* **Data provided**:
....

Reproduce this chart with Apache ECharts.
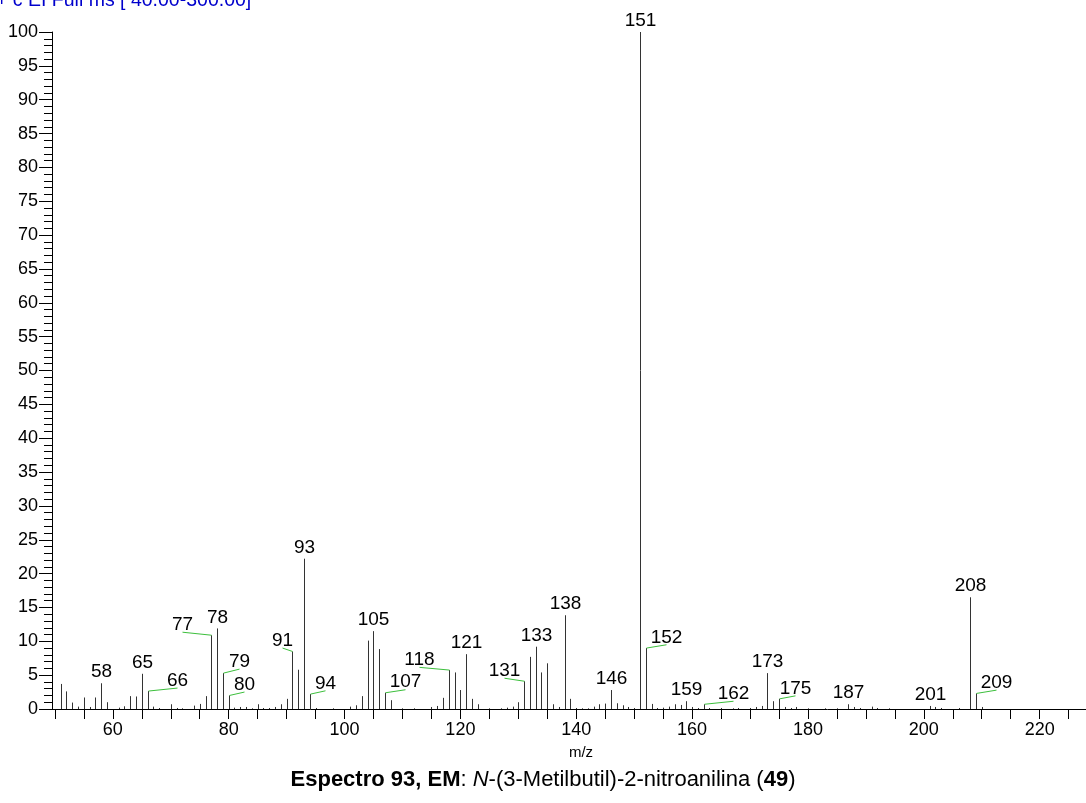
<!DOCTYPE html>
<html><head><meta charset="utf-8">
<script src="https://cdn.jsdelivr.net/npm/echarts@6/dist/echarts.min.js"></script>
<style>html,body{margin:0;padding:0;background:#fff;overflow:hidden}#c{width:1086px;height:803px}</style>
</head><body><div id="c"></div>
<script>
// m/z values and relative intensities (%)
const mzValues = [51,52,53,54,55,56,57,58,59,61,62,63,64,65,66,67,68,70,71,72,74,75,76,77,78,79,80,81,82,83,84,85,86,87,88,89,90,91,92,93,94,95,98,
  101,102,103,104,105,106,107,108,110,112,115,116,117,118,119,120,121,122,123,125,127,128,129,130,131,132,133,134,135,136,137,138,139,140,141,142,143,144,145,146,147,148,149,150,
  151,152,153,154,155,156,157,158,159,160,161,162,163,165,167,168,170,171,172,173,174,175,176,177,178,180,183,185,187,188,189,191,192,194,201,202,203,206,208,209,210];
const intensities = [3.7,2.6,0.95,0.35,1.7,0.3,1.7,3.8,1.0,0.2,0.4,1.9,1.85,5.2,2.65,0.35,0.15,0.7,0.15,0.1,0.5,0.75,1.9,10.9,11.9,5.3,2.0,0.2,0.3,0.3,0.1,0.7,0.15,0.15,0.3,0.7,1.5,8.5,5.8,22.2,2.2,0.15,0.1,
  0.35,0.55,1.9,10.1,11.5,8.85,2.4,1.3,0.1,0.1,0.3,0.45,1.65,5.75,5.4,2.8,8.1,1.5,0.7,0.1,0.1,0.2,0.35,1.0,4.1,7.7,9.2,5.4,6.75,0.7,0.3,13.85,1.5,0.15,0.1,0.1,0.35,0.7,0.8,2.8,0.85,0.55,0.3,0.15,
  100,9.0,0.75,0.15,0.2,0.35,0.7,0.6,1.15,0.3,0.15,0.7,0.15,0.15,0.1,0.15,0.15,0.3,0.45,5.3,1.15,1.5,0.3,0.15,0.3,0.1,0.1,0.1,0.7,0.3,0.15,0.35,0.15,0.1,0.45,0.3,0.15,0.15,16.5,2.3,0.3];
const labeledPeaks = [58,65,66,77,78,79,80,91,93,94,105,107,118,121,131,133,138,146,151,152,159,162,173,175,187,201,208,209];
const xTickValues = [50,55,60,65,70,75,80,85,90,95,100,105,110,115,120,125,130,135,140,145,150,155,160,165,170,175,180,185,190,195,200,205,210,215,220,225];
const xLabelValues = [60,80,100,120,140,160,180,200,220];

// label displacement (pixels) for labels drawn with a leader line
const leaderOffsets = {66:[29,-3],77:[-29,-3],79:[16,-4],80:[15,-3.4],91:[-10,-3.4],94:[15,-3.3],107:[20,-3],
  118:[-30,-2.7],131:[-20,-3],152:[20,-3.3],162:[29,-3],175:[16,-3],209:[20,-3.3]};

const FONT = '"Liberation Sans", Arial, sans-serif';
const barData = mzValues.map((m, i) => [m, intensities[i]]);
const labelData = labeledPeaks.map(m => [m, intensities[mzValues.indexOf(m)]]);

const chart = echarts.init(document.getElementById('c'), null, {renderer: 'canvas'});
chart.setOption({
  animation: false,
  backgroundColor: '#fff',
  grid: {left: 52, right: 0, top: 32, bottom: 94, containLabel: false},
  xAxis: {
    type: 'value', min: 49.5, max: 228,
    axisLine: {show: true, onZero: false, lineStyle: {color: '#000', width: 1}},
    axisTick: {show: true, customValues: xTickValues, length: 10, lineStyle: {color: '#000'}},
    axisLabel: {customValues: xLabelValues, fontSize: 18, color: '#000', margin: 12, fontFamily: FONT},
    splitLine: {show: false}
  },
  yAxis: {
    type: 'value', min: 0, max: 100, interval: 5,
    axisLine: {show: true, lineStyle: {color: '#000', width: 1}},
    axisTick: {show: true, length: 13, lineStyle: {color: '#000'}},
    minorTick: {show: true, splitNumber: 5, length: 8, lineStyle: {color: '#000'}},
    axisLabel: {fontSize: 18, color: '#000', margin: 14, fontFamily: FONT},
    splitLine: {show: false}
  },
  series: [
    {
      type: 'custom', data: barData, clip: false,
      renderItem: function (params, api) {
        const p0 = api.coord([api.value(0), 0]);
        const p1 = api.coord([api.value(0), api.value(1)]);
        const x = Math.round(p0[0]) + 0.5;
        return {type: 'line', shape: {x1: x, y1: p0[1], x2: x, y2: p1[1]}, style: {stroke: '#333', lineWidth: 1}};
      }
    },
    {
      type: 'custom', data: labelData, clip: false, z: 5,
      renderItem: function (params, api) {
        const m = api.value(0);
        const p = api.coord([m, api.value(1)]);
        const px = Math.round(p[0]) + 0.5;
        const off = leaderOffsets[m];
        if (off) {
          const ex = px + off[0], ey = p[1] + off[1];
          return {type: 'group', children: [
            {type: 'line', shape: {x1: px, y1: p[1], x2: ex, y2: ey}, style: {stroke: '#3cbf3c', lineWidth: 1}},
            {type: 'text', x: ex, y: ey + 2, style: {text: String(m), fontSize: 19, fontFamily: FONT, fill: '#000', align: 'center', verticalAlign: 'bottom'}}
          ]};
        }
        return {type: 'text', x: px, y: p[1] - 1.6, style: {text: String(m), fontSize: 19, fontFamily: FONT, fill: '#000', align: 'center', verticalAlign: 'bottom'}};
      }
    }
  ],
  graphic: [
    {type: 'text', left: -4, top: -9, style: {text: '+ c EI Full ms [ 40.00-300.00]', fontSize: 19.5, fontFamily: FONT, fill: '#0000cc'}},
    {type: 'text', x: 581, y: 753, style: {text: 'm/z', fontSize: 15, fontFamily: FONT, fill: '#000', align: 'center', verticalAlign: 'middle'}},
    {type: 'text', x: 543, y: 780, style: {
      text: '{b|Espectro 93, EM}: {i|N}-(3-Metilbutil)-2-nitroanilina ({b|49})',
      fontSize: 22, fontFamily: FONT, fill: '#000', align: 'center', verticalAlign: 'middle',
      rich: {b: {fontWeight: 'bold', fontSize: 22, fontFamily: FONT}, i: {fontStyle: 'italic', fontSize: 22, fontFamily: FONT}}
    }}
  ]
});
</script></body></html>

....

* **Given instruction**: Omit every picture, then reproduce the rest of the listing exactly.

* **Solved exercise**:
Reproduce this chart with Apache ECharts.
<!DOCTYPE html>
<html><head><meta charset="utf-8">
<script src="https://cdn.jsdelivr.net/npm/echarts@6/dist/echarts.min.js"></script>
<style>html,body{margin:0;padding:0;background:#fff;overflow:hidden}#c{width:1086px;height:803px}</style>
</head><body><div id="c"></div>
<script>
// m/z values and relative intensities (%)
const mzValues = [51,52,53,54,55,56,57,58,59,61,62,63,64,65,66,67,68,70,71,72,74,75,76,77,78,79,80,81,82,83,84,85,86,87,88,89,90,91,92,93,94,95,98,
  101,102,103,104,105,106,107,108,110,112,115,116,117,118,119,120,121,122,123,125,127,128,129,130,131,132,133,134,135,136,137,138,139,140,141,142,143,144,145,146,147,148,149,150,
  151,152,153,154,155,156,157,158,159,160,161,162,163,165,167,168,170,171,172,173,174,175,176,177,178,180,183,185,187,188,189,191,192,194,201,202,203,206,208,209,210];
const intensities = [3.7,2.6,0.95,0.35,1.7,0.3,1.7,3.8,1.0,0.2,0.4,1.9,1.85,5.2,2.65,0.35,0.15,0.7,0.15,0.1,0.5,0.75,1.9,10.9,11.9,5.3,2.0,0.2,0.3,0.3,0.1,0.7,0.15,0.15,0.3,0.7,1.5,8.5,5.8,22.2,2.2,0.15,0.1,
  0.35,0.55,1.9,10.1,11.5,8.85,2.4,1.3,0.1,0.1,0.3,0.45,1.65,5.75,5.4,2.8,8.1,1.5,0.7,0.1,0.1,0.2,0.35,1.0,4.1,7.7,9.2,5.4,6.75,0.7,0.3,13.85,1.5,0.15,0.1,0.1,0.35,0.7,0.8,2.8,0.85,0.55,0.3,0.15,
  100,9.0,0.75,0.15,0.2,0.35,0.7,0.6,1.15,0.3,0.15,0.7,0.15,0.15,0.1,0.15,0.15,0.3,0.45,5.3,1.15,1.5,0.3,0.15,0.3,0.1,0.1,0.1,0.7,0.3,0.15,0.35,0.15,0.1,0.45,0.3,0.15,0.15,16.5,2.3,0.3];
const labeledPeaks = [58,65,66,77,78,79,80,91,93,94,105,107,118,121,131,133,138,146,151,152,159,162,173,175,187,201,208,209];
const xTickValues = [50,55,60,65,70,75,80,85,90,95,100,105,110,115,120,125,130,135,140,145,150,155,160,165,170,175,180,185,190,195,200,205,210,215,220,225];
const xLabelValues = [60,80,100,120,140,160,180,200,220];

// label displacement (pixels) for labels drawn with a leader line
const leaderOffsets = {66:[29,-3],77:[-29,-3],79:[16,-4],80:[15,-3.4],91:[-10,-3.4],94:[15,-3.3],107:[20,-3],
  118:[-30,-2.7],131:[-20,-3],152:[20,-3.3],162:[29,-3],175:[16,-3],209:[20,-3.3]};

const FONT = '"Liberation Sans", Arial, sans-serif';
const barData = mzValues.map((m, i) => [m, intensities[i]]);
const labelData = labeledPeaks.map(m => [m, intensities[mzValues.indexOf(m)]]);

const chart = echarts.init(document.getElementById('c'), null, {renderer: 'canvas'});
chart.setOption({
  animation: false,
  backgroundColor: '#fff',
  grid: {left: 52, right: 0, top: 32, bottom: 94, containLabel: false},
  xAxis: {
    type: 'value', min: 49.5, max: 228,
    axisLine: {show: true, onZero: false, lineStyle: {color: '#000', width: 1}},
    axisTick: {show: true, customValues: xTickValues, length: 10, lineStyle: {color: '#000'}},
    axisLabel: {customValues: xLabelValues, fontSize: 18, color: '#000', margin: 12, fontFamily: FONT},
    splitLine: {show: false}
  },
  yAxis: {
    type: 'value', min: 0, max: 100, interval: 5,
    axisLine: {show: true, lineStyle: {color: '#000', width: 1}},
    axisTick: {show: true, length: 13, lineStyle: {color: '#000'}},
    minorTick: {show: true, splitNumber: 5, length: 8, lineStyle: {color: '#000'}},
    axisLabel: {fontSize: 18, color: '#000', margin: 14, fontFamily: FONT},
    splitLine: {show: false}
  },
  series: [
    {
      type: 'custom', data: barData, clip: false,
      renderItem: function (params, api) {
        const p0 = api.coord([api.value(0), 0]);
        const p1 = api.coord([api.value(0), api.value(1)]);
        const x = Math.round(p0[0]) + 0.5;
        return {type: 'line', shape: {x1: x, y1: p0[1], x2: x, y2: p1[1]}, style: {stroke: '#333', lineWidth: 1}};
      }
    },
    {
      type: 'custom', data: labelData, clip: false, z: 5,
      renderItem: function (params, api) {
        const m = api.value(0);
        const p = api.coord([m, api.value(1)]);
        const px = Math.round(p[0]) + 0.5;
        const off = leaderOffsets[m];
        if (off) {
          const ex = px + off[0], ey = p[1] + off[1];
          return {type: 'group', children: [
            {type: 'line', shape: {x1: px, y1: p[1], x2: ex, y2: ey}, style: {stroke: '#3cbf3c', lineWidth: 1}},
            {type: 'text', x: ex, y: ey + 2, style: {text: String(m), fontSize: 19, fontFamily: FONT, fill: '#000', align: 'center', verticalAlign: 'bottom'}}
          ]};
        }
        return {type: 'text', x: px, y: p[1] - 1.6, style: {text: String(m), fontSize: 19, fontFamily: FONT, fill: '#000', align: 'center', verticalAlign: 'bottom'}};
      }
    }
  ],
  graphic: [
    {type: 'text', left: -4, top: -9, style: {text: '+ c EI Full ms [ 40.00-300.00]', fontSize: 19.5, fontFamily: FONT, fill: '#0000cc'}},
    {type: 'text', x: 581, y: 753, style: {text: 'm/z', fontSize: 15, fontFamily: FONT, fill: '#000', align: 'center', verticalAlign: 'middle'}},
    {type: 'text', x: 543, y: 780, style: {
      text: '{b|Espectro 93, EM}: {i|N}-(3-Metilbutil)-2-nitroanilina ({b|49})',
      fontSize: 22, fontFamily: FONT, fill: '#000', align: 'center', verticalAlign: 'middle',
      rich: {b: {fontWeight: 'bold', fontSize: 22, fontFamily: FONT}, i: {fontStyle: 'italic', fontSize: 22, fontFamily: FONT}}
    }}
  ]
});
</script></body></html>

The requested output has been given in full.